Background: Comprehensive two-dimensional chromatography generates complex data sets, and numerous baseline correction and noise removal algorithms have been proposed in the past decade to address this challenge. However, evaluating their performance objectively is currently not possible due to a lack of objective data.

Result: To tackle this issue, we introduce a versatile platform that models and reconstructs single-trace two-dimensional chromatography data, preserving peak parameters. This approach balances real experimental data with synthetic data for precise comparisons. We achieve this by employing a Skewed Lorentz-Normal model to represent each peak and creating probability distributions for relevant parameter sampling. The model's performance has been showcased through its application to two-dimensional gas chromatography data where it has created a data set with 458 peaks with an RMSE of 0.0048 or lower and minimal residuals compared to the original data. Additionally, the same process has been shown in liquid chromatography data.
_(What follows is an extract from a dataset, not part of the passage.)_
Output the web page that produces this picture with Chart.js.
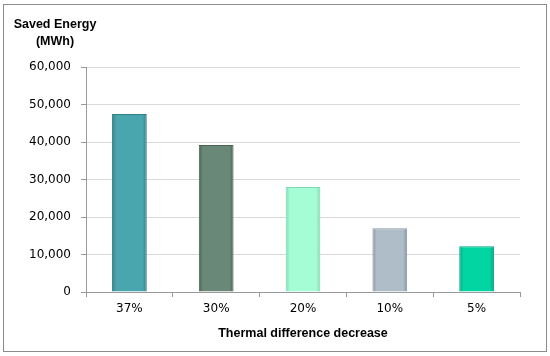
<!DOCTYPE html>
<html>
<head>
<meta charset="utf-8">
<script src="https://cdn.jsdelivr.net/npm/chart.js@4/dist/chart.umd.min.js"></script>
<style>
    body { margin: 0; background: #fff; }
    #wrap { position: relative; width: 550px; height: 356px; }
    #frame {
        position: absolute; left: 3px; top: 4px; width: 542px; height: 346px;
        border: 1px solid #8c8c8c; pointer-events: none;
    }
    #chart { position: absolute; left: 0; top: 0; }
</style>
</head>
<body>
<div id="wrap">
    <canvas id="chart" width="550" height="356"></canvas>
    <div id="frame"></div>
</div>
<script>
// data
const categories = ['37%', '30%', '20%', '10%', '5%'];
const savedEnergy = [47500, 39200, 28000, 17000, 12200];
const yTicks = [0, 10000, 20000, 30000, 40000, 50000, 60000];

const barColors = ['#4aa6ae', '#6a8878', '#a5fdd6', '#afbdc9', '#02d4a2'];
const barBorders = ['#2f7f86', '#4a6356', '#7fd6b0', '#8996a2', '#00a57e'];

const font = { family: 'DejaVu Sans', size: 12 };
const boldFont = { family: 'Liberation Sans', size: 12.5, weight: 'bold' };

// bevelled look: darker at the sides of each bar
function barFill(ctx) {
    const chart = ctx.chart;
    const i = ctx.dataIndex;
    const xs = chart.scales.x;
    if (!chart.chartArea || !xs || xs.width === 0) return barColors[i];
    const cx = xs.getPixelForValue(i);
    const half = xs.width / categories.length * 0.4 / 2;
    const g = chart.ctx.createLinearGradient(cx - half, 0, cx + half, 0);
    g.addColorStop(0, barBorders[i]);
    g.addColorStop(0.12, barColors[i]);
    g.addColorStop(0.88, barColors[i]);
    g.addColorStop(1, barBorders[i]);
    return g;
}

// y-axis title drawn top left, each line centred
const yTitle = {
    id: 'yTitle',
    afterDraw(chart) {
        const ctx = chart.ctx;
        ctx.save();
        ctx.font = 'bold 12.5px "Liberation Sans"';
        ctx.fillStyle = '#000';
        ctx.textAlign = 'center';
        ctx.textBaseline = 'middle';
        ctx.fillText('Saved Energy', 55, 25);
        ctx.fillText('(MWh)', 55, 42);
        ctx.restore();
    }
};

new Chart(document.getElementById('chart'), {
    type: 'bar',
    data: {
        labels: categories,
        datasets: [{
            data: savedEnergy,
            backgroundColor: barFill,
            borderColor: barBorders,
            borderWidth: 1,
            barPercentage: 0.4,
            categoryPercentage: 1
        }]
    },
    options: {
        responsive: false,
        animation: false,
        layout: { padding: { left: 0, top: 67, right: 30, bottom: 0 } },
        plugins: { legend: { display: false }, tooltip: { enabled: false } },
        scales: {
            x: {
                afterFit: s => { s.height = 64; },
                grid: { offset: true, drawOnChartArea: false, drawTicks: true, tickLength: 5, color: '#999' },
                border: { color: '#999' },
                ticks: { color: '#000', font: font, padding: 5 },
                title: {
                    display: true, text: 'Thermal difference decrease', color: '#000',
                    font: boldFont,
                    padding: { top: 8, bottom: 15 }
                }
            },
            y: {
                min: 0, max: 60000,
                afterFit: s => { s.width = 86; },
                afterBuildTicks: s => { s.ticks = yTicks.map(v => ({ value: v })); },
                grid: { color: '#d9d9d9', tickLength: 5, tickColor: '#999' },
                border: { color: '#999' },
                ticks: {
                    color: '#000', font: font, padding: 10,
                    callback: v => v.toLocaleString('en-US')
                }
            }
        }
    },
    plugins: [yTitle]
});
</script>
</body>
</html>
Significance: Data analysis is an integral component of any analytical method. The development of new data processing strategies is of paramount importance to tackle the complex signals generated by state-of-the-art separation technology. Through the use of probability distributions, quantitative assessment of algorithm performance of new algorithms is now possible. Therefore, creating new opportunities for faster, more accurate, and simpler data analysis development.